The physicians who form the pantheon of medicine all emphasized an experienced based approach to healthcare. Whether it was Hippocrates characterizing medicine as an art to be practiced. Or reminding that medicine does not consist of treating a disease but healing a person. Medicine has always been defined through experience.
Famed Roman surgeon Galen began his medical career as a surgeon treating dying gladiators, and soon grew renowned for his experimental approach to medicine, eventually serving as the private physician for the Roman Caesars, including Marcus Aurelius.
A career trajectory emulated centuries later by Maimonides, a Sephardic Jew who became the personal physician for the legendary Muslim Crusader, Saladin. Maimonides also took an experimental approach to medicine, but added the importance of civic responsibility as well.
A combination that would inspire Canadian physician Sr. William Osler’s humanistic approach to medicine at the turn of the twentieth century. Dr. Osler, who is best known for managing outpatient facilities at John Hopkins Medical Center, and turning the institution into a research juggernaut, also designed a clinical curriculum that became the model for modern medical education in the United States. He emphasized the clinic as much as the textbook, believing direct patient contact to be the bedrock of good medicine. An emphasis built upon his humanistic approach to healthcare.

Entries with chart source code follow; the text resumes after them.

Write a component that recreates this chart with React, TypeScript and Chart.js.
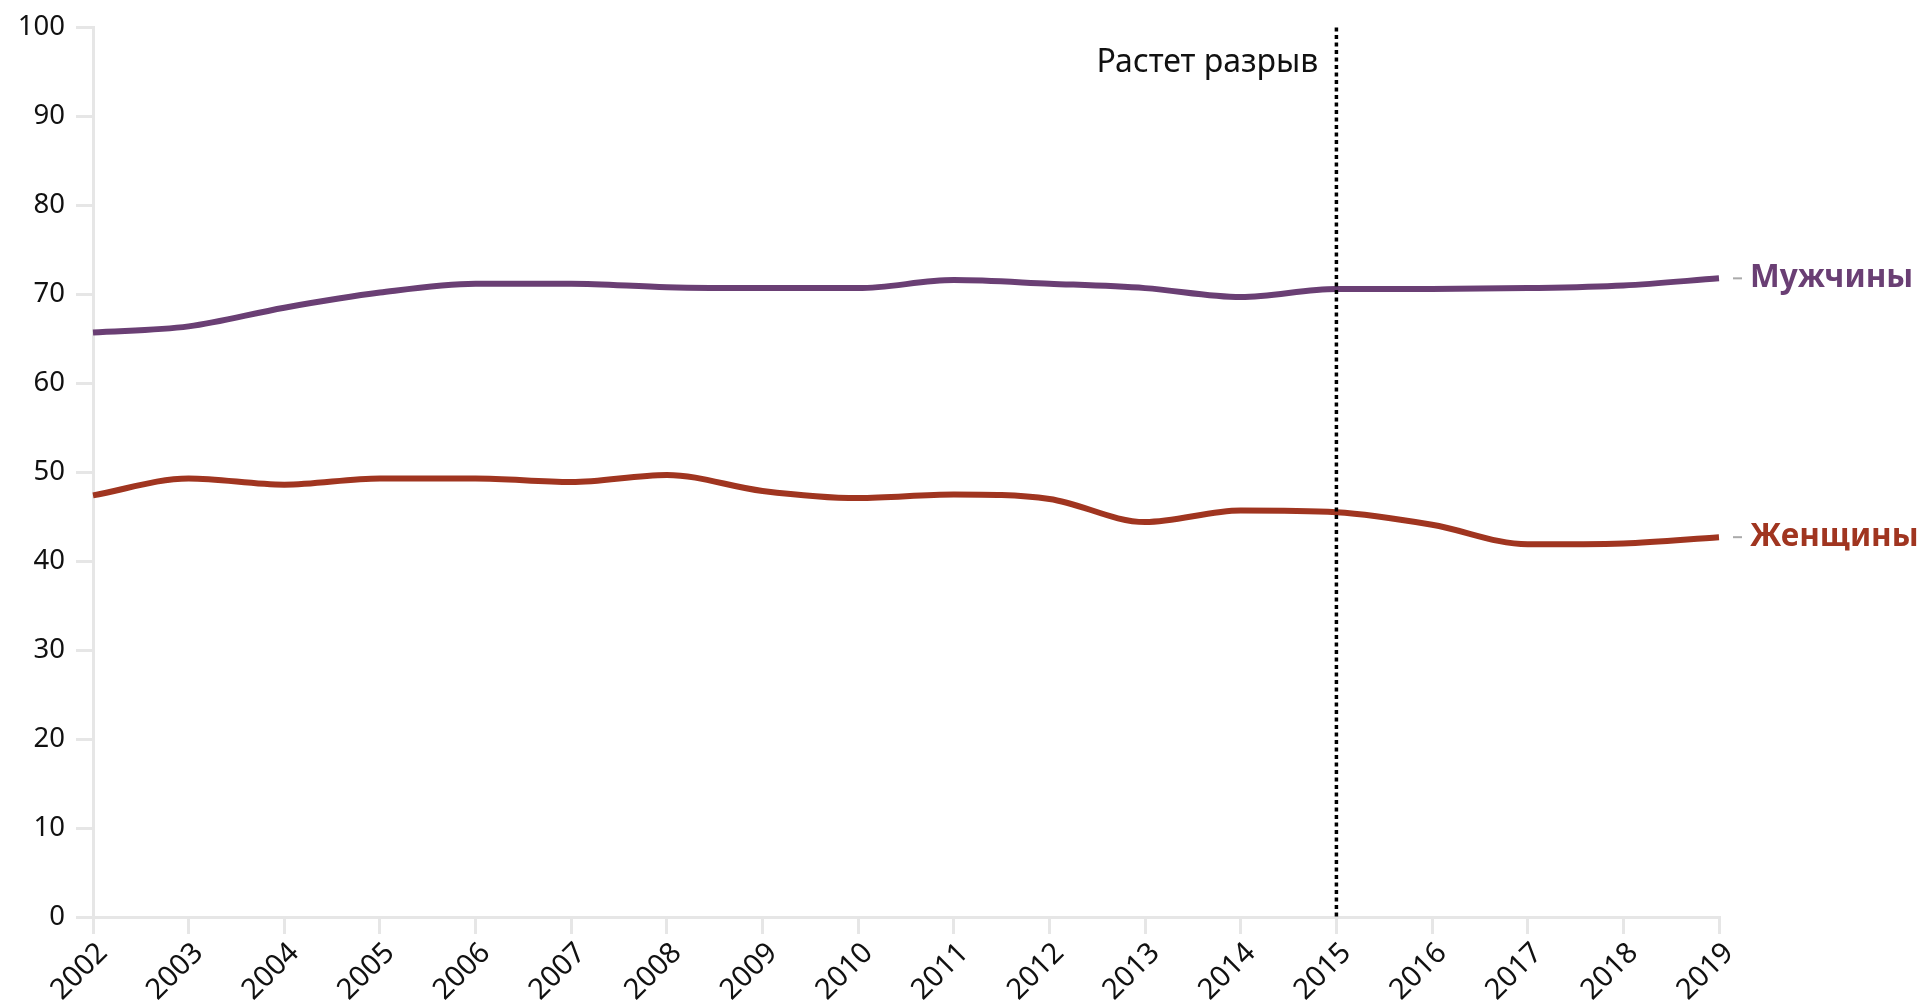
import React, { useEffect, useRef } from "react";
import { Chart, registerables } from "chart.js";

Chart.register(...registerables);

const years = ["2002","2003","2004","2005","2006","2007","2008","2009","2010","2011","2012","2013","2014","2015","2016","2017","2018","2019"];
const men = [65.7, 66.4, 68.5, 70.2, 71.2, 71.2, 70.8, 70.7, 70.7, 71.6, 71.2, 70.7, 69.7, 70.6, 70.6, 70.7, 71.0, 71.8];
const women = [47.4, 49.3, 48.6, 49.3, 49.3, 48.9, 49.7, 47.9, 47.1, 47.5, 47.0, 44.4, 45.7, 45.5, 44.1, 41.9, 42.0, 42.7];
const yTicks = [0, 10, 20, 30, 40, 50, 60, 70, 80, 90, 100];
const menLabel = "Мужчины";
const womenLabel = "Женщины";
const markerYear = "2015";
const markerText = "Растет разрыв";

const MEN_COLOR = "#6a3f74";
const WOMEN_COLOR = "#a03520";
const AXIS_COLOR = "#e6e6e6";
const FONT = "'Noto Sans', sans-serif";

const overlayPlugin = {
  id: "overlay",
  afterDatasetsDraw(chart: any) {
    const { ctx, chartArea, scales } = chart;
    const xs = scales.x;
    const ys = scales.y;
    const mx = xs.getPixelForValue(years.indexOf(markerYear));
    ctx.save();
    // dotted marker line
    ctx.strokeStyle = "#000";
    ctx.lineWidth = 3.5;
    ctx.setLineDash([4, 3.5]);
    ctx.beginPath();
    ctx.moveTo(mx, chartArea.top);
    ctx.lineTo(mx, chartArea.bottom);
    ctx.stroke();
    ctx.setLineDash([]);
    // annotation text
    ctx.fillStyle = "#111";
    ctx.font = `32px ${FONT}`;
    ctx.textAlign = "right";
    ctx.textBaseline = "middle";
    ctx.fillText(markerText, mx - 18, ys.getPixelForValue(96.0));
    // end labels
    const lastX = xs.getPixelForValue(years.length - 1);
    const items = [
      { label: menLabel, value: men[men.length - 1], color: MEN_COLOR },
      { label: womenLabel, value: women[women.length - 1], color: WOMEN_COLOR },
    ];
    for (const it of items) {
      const y = ys.getPixelForValue(it.value);
      ctx.strokeStyle = "#aaaaaa";
      ctx.lineWidth = 2;
      ctx.beginPath();
      ctx.moveTo(lastX + 14, y);
      ctx.lineTo(lastX + 23, y);
      ctx.stroke();
      ctx.fillStyle = it.color;
      ctx.font = `bold 31.5px ${FONT}`;
      ctx.textAlign = "left";
      ctx.textBaseline = "middle";
      ctx.fillText(it.label, lastX + 31, y);
    }
    ctx.restore();
  },
};

export default function App() {
  const ref = useRef<HTMLCanvasElement | null>(null);
  useEffect(() => {
    document.body.style.margin = "0";
    const canvas = ref.current!;
    const chart = new Chart(canvas, {
      type: "line",
      data: {
        labels: years,
        datasets: [
          {
            label: menLabel,
            data: men,
            borderColor: MEN_COLOR,
            borderWidth: 6,
            pointRadius: 0,
            cubicInterpolationMode: "monotone",
            fill: false,
          },
          {
            label: womenLabel,
            data: women,
            borderColor: WOMEN_COLOR,
            borderWidth: 6,
            pointRadius: 0,
            cubicInterpolationMode: "monotone",
            fill: false,
          },
        ],
      },
      options: {
        animation: false,
        responsive: false,
        maintainAspectRatio: false,
        layout: { padding: { left: 0, right: 207, top: 25, bottom: 0 } },
        plugins: { legend: { display: false }, tooltip: { enabled: false } },
        scales: {
          x: {
            type: "category",
            offset: false,
            grid: {
              drawOnChartArea: false,
              drawTicks: true,
              tickLength: 17,
              color: AXIS_COLOR,
              lineWidth: 3,
            },
            border: { display: true, color: AXIS_COLOR, width: 3 },
            ticks: {
              autoSkip: false,
              maxRotation: 45,
              minRotation: 45,
              padding: 2,
              labelOffset: 10,
              color: "#111",
              font: { family: FONT, size: 29 },
            },
            afterFit(scale: any) {
              scale.height = 89;
            },
          },
          y: {
            min: 0,
            max: 100,
            afterBuildTicks(scale: any) {
              scale.ticks = yTicks.map((v) => ({ value: v }));
            },
            grid: {
              drawOnChartArea: false,
              drawTicks: true,
              tickLength: 17,
              color: AXIS_COLOR,
              lineWidth: 3,
            },
            border: { display: true, color: AXIS_COLOR, width: 3 },
            ticks: {
              padding: 11,
              color: "#111",
              font: { family: FONT, size: 27.5 },
            },
            afterFit(scale: any) {
              scale.width = 93;
            },
          },
        },
      },
      plugins: [overlayPlugin],
    } as any);
    return () => chart.destroy();
  }, []);
  return (
    <div style={{ position: "absolute", left: 0, top: 0, width: 1926, height: 1006, background: "#fff" }}>
      <canvas ref={ref} width={1926} height={1006} style={{ width: 1926, height: 1006, display: "block" }} />
    </div>
  );
}
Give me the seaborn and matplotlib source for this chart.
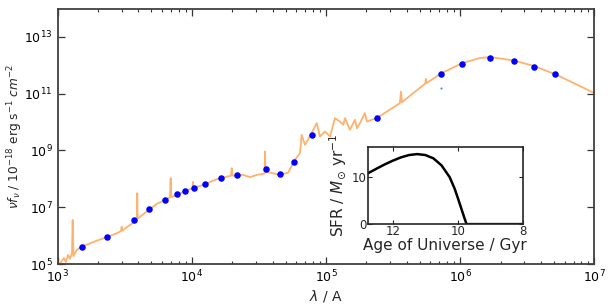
import matplotlib
matplotlib.use("Agg")
import matplotlib.pyplot as plt
import numpy as np
import pandas as pd
import seaborn as sns
from matplotlib.ticker import LogLocator, NullFormatter, NullLocator

# model spectrum (wavelength in Angstrom, nu f_nu in 1e-18 erg/s/cm^2)
spec_wave = [
    1000, 1045, 1117, 1156, 1197, 1239, 1282, 1297, 1315, 1390, 1556, 1959,
    2323, 2761, 2972, 3006, 3040, 3273, 3776, 3905, 3926, 3950, 4000, 4613,
    5483, 6324, 6887, 6966, 7040, 7727, 9705, 10150, 10210, 10270, 12190,
    15350, 19280, 19590, 19860, 20100, 24210, 27160, 30480, 34120, 34900,
    35160, 35400, 38280, 45390, 52360, 58750, 63970, 65920, 69820, 78160,
    85310, 90160, 98400, 1.072e5, 1.167e5, 1.213e5, 1.271e5, 1.346e5,
    1.387e5, 1.510e5, 1.644e5, 1.702e5, 1.791e5, 1.950e5, 2.018e5, 2.388e5,
    3.556e5, 3.622e5, 3.681e5, 5.500e5, 5.559e5, 5.623e5, 7.244e5, 1.030e6,
    1.403e6, 1.667e6, 2.483e6, 3.499e6, 5.224e6, 1.0e7,
]
spec_flux = [
    8.5e4, 1.08e5, 1.62e5, 1.17e5, 2.09e5, 1.51e5, 2.45e5, 3.57e6, 1.91e5,
    3.12e5, 4.32e5, 6.64e5, 8.75e5, 1.21e6, 1.46e6, 2.07e6, 1.50e6, 1.97e6,
    3.11e6, 3.50e6, 3.13e7, 4.0e6, 4.10e6, 7.00e6, 1.31e7, 1.81e7, 2.22e7,
    1.06e8, 2.30e7, 2.72e7, 4.33e7, 4.7e7, 7.82e7, 4.8e7, 6.14e7, 9.75e7,
    1.27e8, 1.29e8, 2.38e8, 1.30e8, 1.38e8, 1.15e8, 1.38e8, 1.50e8, 1.55e8,
    9.18e8, 1.76e8, 1.67e8, 1.38e8, 1.67e8, 4.68e8, 8.05e8, 3.56e9, 1.58e9,
    4.09e9, 9.23e9, 3.10e9, 4.66e9, 3.10e9, 1.38e10, 1.21e10, 1.05e10,
    8.04e9, 1.38e10, 5.35e9, 1.21e10, 6.04e9, 9.23e9, 2.08e10, 1.05e10,
    1.38e10, 4.68e10, 1.20e11, 5.00e10, 2.30e11, 3.37e11, 2.38e11, 5.27e11,
    1.19e12, 1.81e12, 1.97e12, 1.49e12, 9.70e11, 4.67e11, 1.05e11,
]

# photometry
phot_wave = [
    1531, 2323, 3716, 4830, 6295, 7768, 8955, 10340, 12620, 16520, 21620,
    35700, 45400, 57800, 79100, 2.39e5, 7.23e5, 1.03e6, 1.66e6, 2.51e6,
    3.56e6, 5.11e6,
]
phot_flux = [
    4.08e5, 8.97e5, 3.66e6, 8.73e6, 1.81e7, 2.95e7, 3.67e7, 4.92e7, 6.81e7,
    1.06e8, 1.38e8, 2.31e8, 1.50e8, 3.88e8, 3.48e9, 1.38e10, 4.94e11,
    1.14e12, 1.86e12, 1.46e12, 8.93e11, 4.79e11,
]
limit_wave = [7.23e5]
limit_flux = [1.59e11]

# star formation history
age_gyr = [12.77, 12.5, 12.25, 12.0, 11.75, 11.5, 11.25, 11.0, 10.75, 10.5,
           10.25, 10.1, 10.0, 9.9, 9.8, 9.73, 8.0]
sfr = [10.8, 11.8, 12.7, 13.5, 14.2, 14.7, 14.9, 14.7, 14.0, 12.5, 10.0, 7.6,
       5.6, 3.5, 1.4, 0.0, 0.0]

sns.set_style("ticks", {"xtick.direction": "in", "ytick.direction": "in"})
plt.rcParams["font.family"] = ["DejaVu Sans"]
plt.rcParams["xtick.top"] = True
plt.rcParams["ytick.right"] = True

spec = pd.DataFrame({"wave": spec_wave, "flux": spec_flux})
phot = pd.DataFrame({"wave": phot_wave, "flux": phot_flux})
sfh = pd.DataFrame({"age": age_gyr, "sfr": sfr})

fig = plt.figure(figsize=(6.15, 3.07), dpi=100)
ax = fig.add_axes([0.0935, 0.140, 0.873, 0.832])
ax.set_xscale("log")
ax.set_yscale("log")
sns.lineplot(data=spec, x="wave", y="flux", ax=ax, sort=False, estimator=None,
             color="#ff7f0e", alpha=0.6, lw=1.3)
sns.scatterplot(data=phot, x="wave", y="flux", ax=ax, color="blue", s=22,
                linewidth=0, zorder=3)
ax.plot(limit_wave, limit_flux, "o", color="#3a8fd0", ms=1.5, mew=0)
ax.set_xlim(1e3, 1e7)
ax.set_ylim(1e5, 1e14)
ax.set_yticks([1e5, 1e7, 1e9, 1e11, 1e13])
ax.yaxis.set_minor_locator(NullLocator())
ax.xaxis.set_minor_locator(LogLocator(base=10, subs=np.arange(2, 10)))
ax.xaxis.set_minor_formatter(NullFormatter())
ax.tick_params(which="major", length=5, width=0.9, labelsize=9, colors="0.2")
ax.tick_params(which="minor", length=2.5, width=0.8, colors="0.2")
ax.tick_params(labelcolor="black")
for sp in ax.spines.values():
    sp.set_color("0.25")
    sp.set_linewidth(1.3)
ax.set_xlabel(r"$\lambda$ / A", fontsize=10, labelpad=2)
ax.set_ylabel(r"$\nu f_\nu$ / $10^{-18}$ erg s$^{-1}$ $cm^{-2}$", fontsize=8.7)
ax.yaxis.set_label_coords(-0.061, 0.5)

ins = fig.add_axes([0.598, 0.270, 0.252, 0.251])
sns.lineplot(data=sfh, x="age", y="sfr", ax=ins, sort=False, estimator=None,
             color="black", lw=1.8)
ins.set_xlim(12.77, 8)
ins.set_ylim(0, 16.4)
ins.set_xticks([12, 10, 8])
ins.set_yticks([0, 10])
ins.tick_params(length=3, width=0.8, labelsize=8.5, pad=1)
for sp in ins.spines.values():
    sp.set_color("0.15")
    sp.set_linewidth(1.2)
ins.set_xlabel("Age of Universe / Gyr", fontsize=11, labelpad=0)
ins.set_ylabel(r"SFR / $M_{\odot}$ yr$^{-1}$", fontsize=11, labelpad=2)

fig.savefig("out.png", dpi=100)
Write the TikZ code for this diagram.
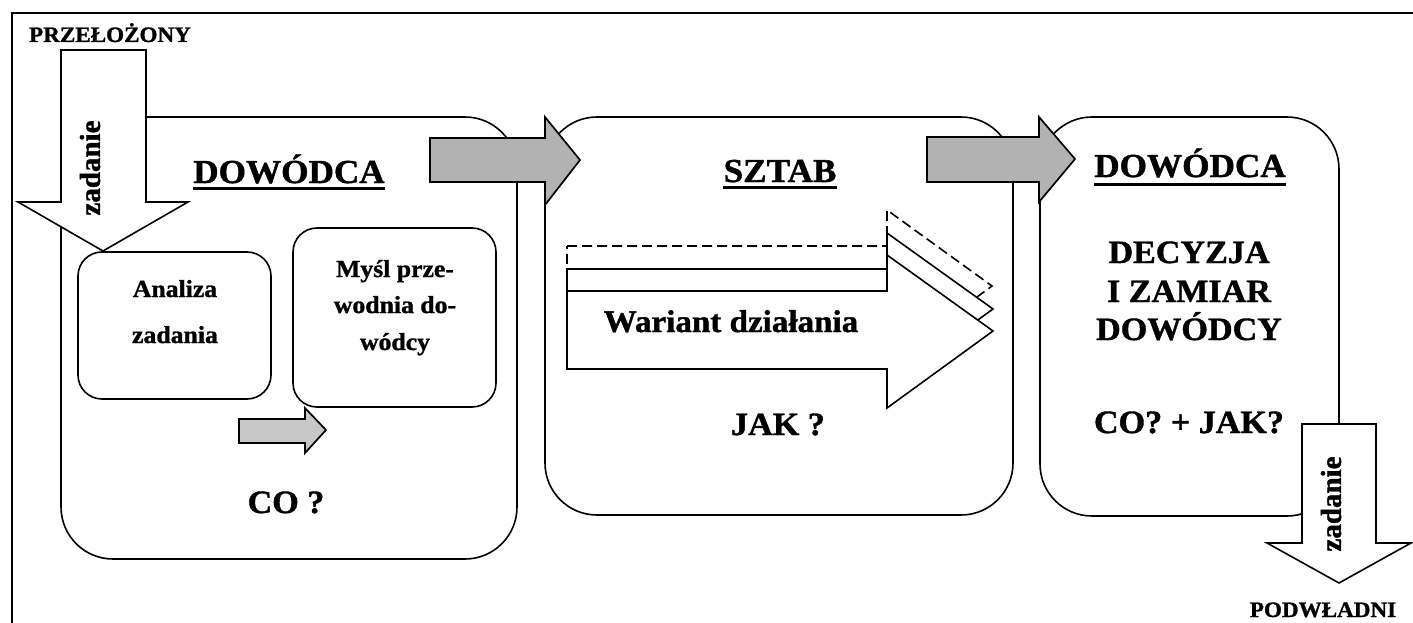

When we look at medicine through its humanistic origins, we begin to understand how healthcare laws should form, and better understand the balance between healthcare and law.
An understanding elaborated upon by essayist Ralph Waldo Emerson and naturalist Henry David Thoreau through their analysis of nature and law. The humanistic principles the two espoused through essays and lectures provide a conceptual framework for the role of law in healthcare.
Thoreau emphasized overall moral behavior, more than any individual civic action, as a person’s civic duty to society, equating individual duty with virtue, or what we earlier called aspirational belief. Thoreau’s views on civic duty stems from his perspective on natural rights, which he held sacred above all, including above government intervention. Something Thoreau famously encouraged opposition towards if the intervention violated a person’s natural rights. Advocating that individuals whose natural rights were compromised inappropriately should serve as a, “counter-friction to a fundamental immorality”.
He believed that laws should be in balance with natural rights, and the validity of laws should be measured based upon the law’s morality. A rubric he would use to determine whether to follow a law or not. Thoreau actively encouraged civil disobedience against laws that unnaturally restrict behavior and infringed upon an individual’s healthcare natural rights, valuing such disobedience as a form of virtue.
Civil disobedience transgressing upon natural rights is easy to define for obviously unethical laws, such as slavery. But the concept of natural rights becomes more convoluted for more complex healthcare laws.
Natural rights are universal and unalienable, and codified in the Declaration of Independence: life, liberty and the pursuit of Happiness. But many have debated how healthcare fits into the definition of natural rights. According to Swiss moralist Henri-Frédéric Amiel, “in health there is freedom – health is the first of all liberties.” Implying that healthcare is a natural right on par with the other basic rights we enjoy. A sentiment most would generally agree upon.
What most do not agree upon, however, is what type of natural right. Legal philosophers tend to describe rights in many ways, but the most common way people introduce the theory of rights is by classifying them as either negative or positive.
A negative right is a right not to be subjected to an action of another person or group; negative rights permit or oblige inaction. A positive right is a right to be subjected to an action or another person or group; positive rights permit or oblige action.
In a way negative rights and positive rights are incompatible. Negative rights limit or abstain actions, while positive rights obligate one person’s actions to another.
American culture values negative rights. Our innate desire for liberty has an undeniable streak of rebellion built into it. We truly value our freedom. But we cannot uphold the Constitutional principles of equity and fairness in healthcare and create healthcare laws based upon negative rights. This is how we get healthcare laws that are restrictive in nature.
Healthcare needs laws based upon positive rights. Laws that are structured to balance the many complex relationships inherent to healthcare behavior, obligating individuals to work together to improve their health.
But attempting to develop healthcare laws based upon positive rights in a culture that values negative rights creates a Maimonidean contradiction that can only be solved by integrating a deeper understanding of healthcare behavior into healthcare law, and by developing laws that better represent the dynamic nature of patient behavior.